Nuclear weapons do offer protection, especially as militant and anti-American governments are quickly obtaining nuclear capabilities. Iran and North Korea continue to ramp up their nuclear testing, despite crippling economic sanctions from their countries. Other militant terrorist groups throughout the world continue to fund nuclear research and look for ways to implement nuclear weaponry. So it would seem logical that the United States would need to maintain a harboring of a great nuclear arsenal. But why? These weapons are rarely, if ever, used due to the widespread destruction and devastation that they cause. During the Cold War, both countries refused to actually launch a nuke because of the fear that a global nuclear war inflicted.

For countries like Iran and North Korea, their willingness to launch a nuke is reduced by the knowledge that the United States and Russia together could wipe out their countries hundreds of times over with their wide arsenal.

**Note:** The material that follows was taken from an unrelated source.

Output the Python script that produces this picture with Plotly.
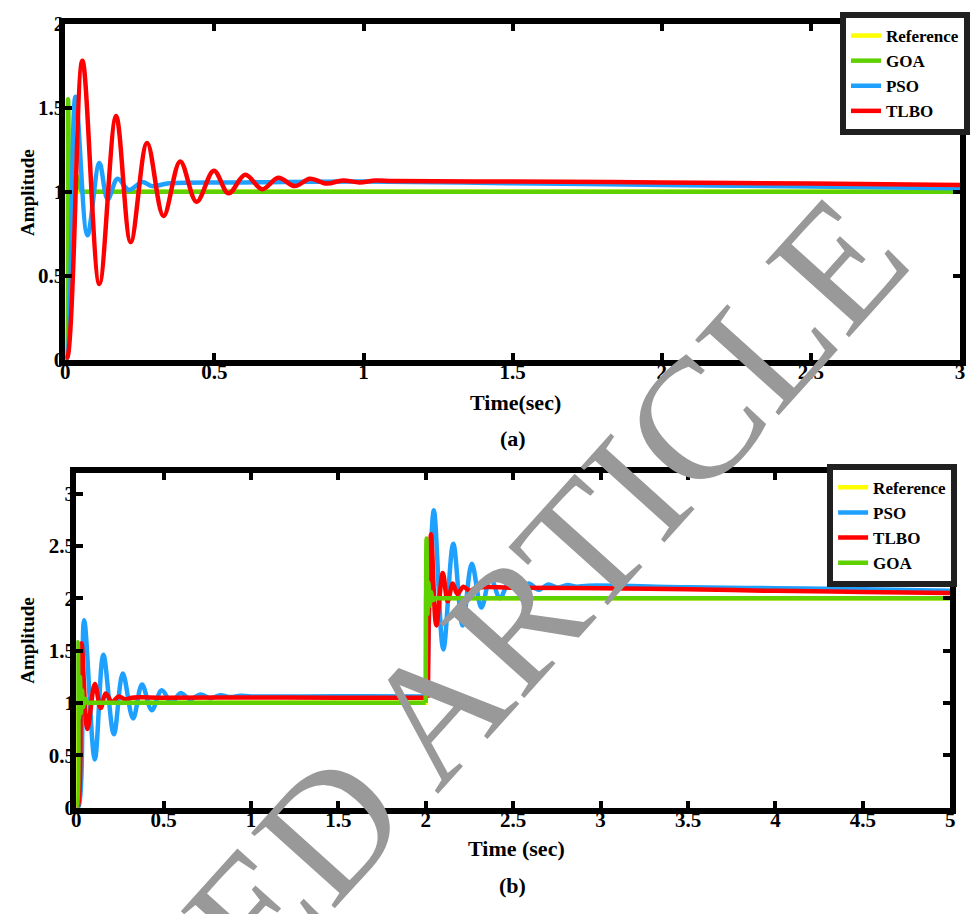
import plotly.graph_objects as go

W, H = 973, 914

# ---------------- (a) step response ----------------
t_ref_a = [0, 0, 3.0]
y_ref_a = [0, 1.0, 1.0]

t_goa_a = [0, 0.002, 0.009, 0.018, 0.035, 0.055, 0.07, 0.1, 2.9, 3.0]
y_goa_a = [0, 0.0, 1.55, 0.95, 1.10, 1.0, 1.0, 1.0, 1.0, 1.0]

t_pso_a = [0, 0.004, 0.034, 0.074, 0.114, 0.142, 0.175, 0.213, 0.258, 0.29,
           0.35, 0.6, 1.0, 1.5, 2.0, 2.5, 3.0]
y_pso_a = [0, 0.0, 1.565, 0.74, 1.17, 0.955, 1.077, 1.01, 1.058, 1.033,
           1.05, 1.055, 1.06, 1.05, 1.04, 1.03, 1.02]

t_tlbo_a = [0, 0.008, 0.057, 0.114, 0.170, 0.219, 0.274, 0.329, 0.385, 0.44,
            0.498, 0.547, 0.603, 0.66, 0.714, 0.769, 0.82, 0.876, 0.93, 0.986,
            1.04, 1.1, 1.5, 2.0, 2.5, 3.0]
y_tlbo_a = [0, 0.02, 1.78, 0.45, 1.45, 0.70, 1.29, 0.855, 1.18, 0.94,
            1.125, 0.99, 1.10, 1.015, 1.083, 1.033, 1.077, 1.048, 1.067, 1.055,
            1.066, 1.063, 1.06, 1.055, 1.048, 1.04]

# ---------------- (b) two-step response ----------------
t_ref_b = [0, 0, 2.0, 2.0, 5.0]
y_ref_b = [0, 1.0, 1.0, 2.0, 2.0]

t_pso_b = [0, 0.012, 0.045, 0.106, 0.155, 0.215, 0.266, 0.325, 0.376, 0.432,
           0.489, 0.546, 0.596, 0.652, 0.71, 0.766, 0.824, 0.88, 0.94, 1.0,
           1.5, 1.95, 2.008, 2.046, 2.10, 2.157, 2.21, 2.263, 2.318, 2.37,
           2.424, 2.478, 2.532, 2.588, 2.645, 2.70, 2.755, 2.81, 2.865, 2.93,
           3.5, 4.0, 4.5, 5.0]
y_pso_b = [0, 0.0, 1.79, 0.46, 1.46, 0.70, 1.28, 0.85, 1.175, 0.93,
           1.12, 1.0, 1.093, 1.035, 1.08, 1.045, 1.073, 1.055, 1.068, 1.062,
           1.063, 1.062, 1.062, 2.84, 1.51, 2.52, 1.74, 2.33, 1.91, 2.20,
           2.0, 2.16, 2.05, 2.14, 2.08, 2.13, 2.10, 2.125, 2.11, 2.12,
           2.105, 2.095, 2.085, 2.072]

t_tlbo_b = [0, 0.008, 0.03, 0.064, 0.106, 0.14, 0.168, 0.205, 0.243, 0.28,
            0.32, 0.5, 1.0, 1.5, 1.95, 2.012, 2.03, 2.06, 2.097, 2.125,
            2.154, 2.18, 2.215, 2.25, 2.29, 2.5, 3.0, 3.5, 4.0, 4.5, 5.0]
y_tlbo_b = [0, 0.0, 1.57, 0.75, 1.18, 0.95, 1.09, 1.01, 1.06, 1.035,
            1.05, 1.05, 1.052, 1.05, 1.048, 1.048, 2.61, 1.74, 2.24, 1.97,
            2.14, 2.04, 2.11, 2.07, 2.10, 2.10, 2.095, 2.085, 2.07, 2.06, 2.05]

t_goa_b = [0, 0.004, 0.009, 0.015, 0.021, 0.027, 0.033, 0.04, 0.05, 0.065,
           0.08, 0.12, 1.95, 1.999, 2.004, 2.009, 2.015, 2.022, 2.03, 2.04,
           2.055, 2.07, 2.1, 4.9, 5.0]
y_goa_b = [0, 0.0, 1.58, 0.85, 1.25, 0.90, 1.12, 0.96, 1.04, 1.0,
           1.0, 1.0, 1.0, 1.0, 2.57, 1.85, 2.15, 1.93, 2.06, 1.98,
           2.0, 2.0, 2.0, 2.0, 2.0]

# corner time where each (b) response leaves the first plateau
split_b = {"PSO": 2.008, "TLBO": 2.012, "GOA": 1.999}

COLORS = {"Reference": "#FFFF00", "GOA": "#5FD000", "PSO": "#1EA0FF", "TLBO": "#FF0000"}
FONT = "Liberation Serif"
LW = 4.5

fig = go.Figure()


def add_curve(name, t, y, xa, ya, legend, shape="spline", show=True):
    fig.add_trace(go.Scatter(
        x=t, y=y, mode="lines", name=name, legendgroup=legend + name,
        showlegend=show, legend=legend, xaxis=xa, yaxis=ya,
        line=dict(color=COLORS[name], width=LW, shape=shape, smoothing=1.0),
    ))


def add_split(name, t, y, t_split, xa, ya, legend):
    k = t.index(t_split)
    add_curve(name, t[:k + 1], y[:k + 1], xa, ya, legend)
    add_curve(name, t[k:], y[k:], xa, ya, legend, show=False)


# panel (a)
add_curve("Reference", t_ref_a, y_ref_a, "x", "y", "legend", shape="linear")
add_curve("GOA", t_goa_a, y_goa_a, "x", "y", "legend")
add_curve("PSO", t_pso_a, y_pso_a, "x", "y", "legend")
add_curve("TLBO", t_tlbo_a, y_tlbo_a, "x", "y", "legend")

# panel (b)
add_curve("Reference", t_ref_b, y_ref_b, "x2", "y2", "legend2", shape="linear")
add_split("PSO", t_pso_b, y_pso_b, split_b["PSO"], "x2", "y2", "legend2")
add_split("TLBO", t_tlbo_b, y_tlbo_b, split_b["TLBO"], "x2", "y2", "legend2")
add_split("GOA", t_goa_b, y_goa_b, split_b["GOA"], "x2", "y2", "legend2")


def px_x(p):
    return p / W


def px_y(p):
    return 1 - p / H


tickfont = dict(family=FONT, size=21, color="black", weight="bold")
axis_common = dict(
    showline=True, linewidth=6, linecolor="black", mirror="ticks",
    ticks="inside", ticklen=7, tickwidth=4, tickcolor="black",
    showgrid=False, zeroline=False, tickfont=tickfont, dtick=0.5, tick0=0,
)

legend_common = dict(
    xanchor="right", yanchor="top", bgcolor="white", bordercolor="#202020",
    borderwidth=6, font=dict(family=FONT, size=17, color="black", weight="bold"),
    tracegroupgap=0, itemwidth=30,
)

fig.update_layout(
    width=W, height=H,
    margin=dict(l=0, r=0, t=0, b=0),
    paper_bgcolor="white", plot_bgcolor="white",
    xaxis=dict(domain=[px_x(61), px_x(965)], range=[0, 3], anchor="y",
               ticklabelstandoff=-12, **axis_common),
    yaxis=dict(domain=[px_y(357), px_y(12)], range=[0, 2], anchor="x",
               ticklabelstandoff=-9, **axis_common),
    xaxis2=dict(domain=[px_x(72), px_x(955)], range=[0, 5], anchor="y2",
                ticklabelstandoff=-12, **axis_common),
    yaxis2=dict(domain=[px_y(817), px_y(473)], range=[0, 3.2], anchor="x2",
                ticklabelstandoff=-9, **axis_common),
    legend=dict(x=px_x(975), y=px_y(0), **legend_common),
    legend2=dict(x=px_x(962), y=px_y(464), **legend_common),
)

bold = lambda s: dict(family=FONT, size=s, color="black", weight="bold")
labels = [
    ("Amplitude", 22, 185, -90, 19),
    ("Time(sec)", 516, 401, 0, 22),
    ("(a)", 513, 438, 0, 22),
    ("Amplitude", 22, 645, -90, 19),
    ("Time (sec)", 517, 859, 0, 22),
    ("(b)", 513, 897, 0, 22),
]
for text, x, y, ang, size in labels:
    fig.add_annotation(text=text, x=px_x(x), y=px_y(y), xref="paper", yref="paper",
                       showarrow=False, textangle=ang, font=bold(size),
                       xanchor="center", yanchor="middle")

# diagonal watermark across both panels
fig.add_annotation(text="RETRACTED ARTICLE", x=px_x(281), y=px_y(890),
                   xref="paper", yref="paper", showarrow=False, textangle=-48,
                   font=dict(family=FONT, size=172, color="#999999"),
                   xanchor="center", yanchor="middle")

fig.write_html("out.html")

So why have the need to continue spending billions of dollars that this country doesn’t have on maintaining an irrationally large stockpile of devastating weapons?

What the U.S. should do instead is continue to pursue avenues that President Obama briefly explored during his first tenure in office. American correspondents should continue to negotiate with Russia and NATO to create an equal reduction of nuclear warheads and should continue to hamper Iran and North Korea from obtaining a nuclear warhead. In the meantime, the government should take the massive savings from the should-be defunct nuclear program and instead pour that money into education, economic reform, social welfare programs, and other avenues of American life that are desperately in need of an uplift.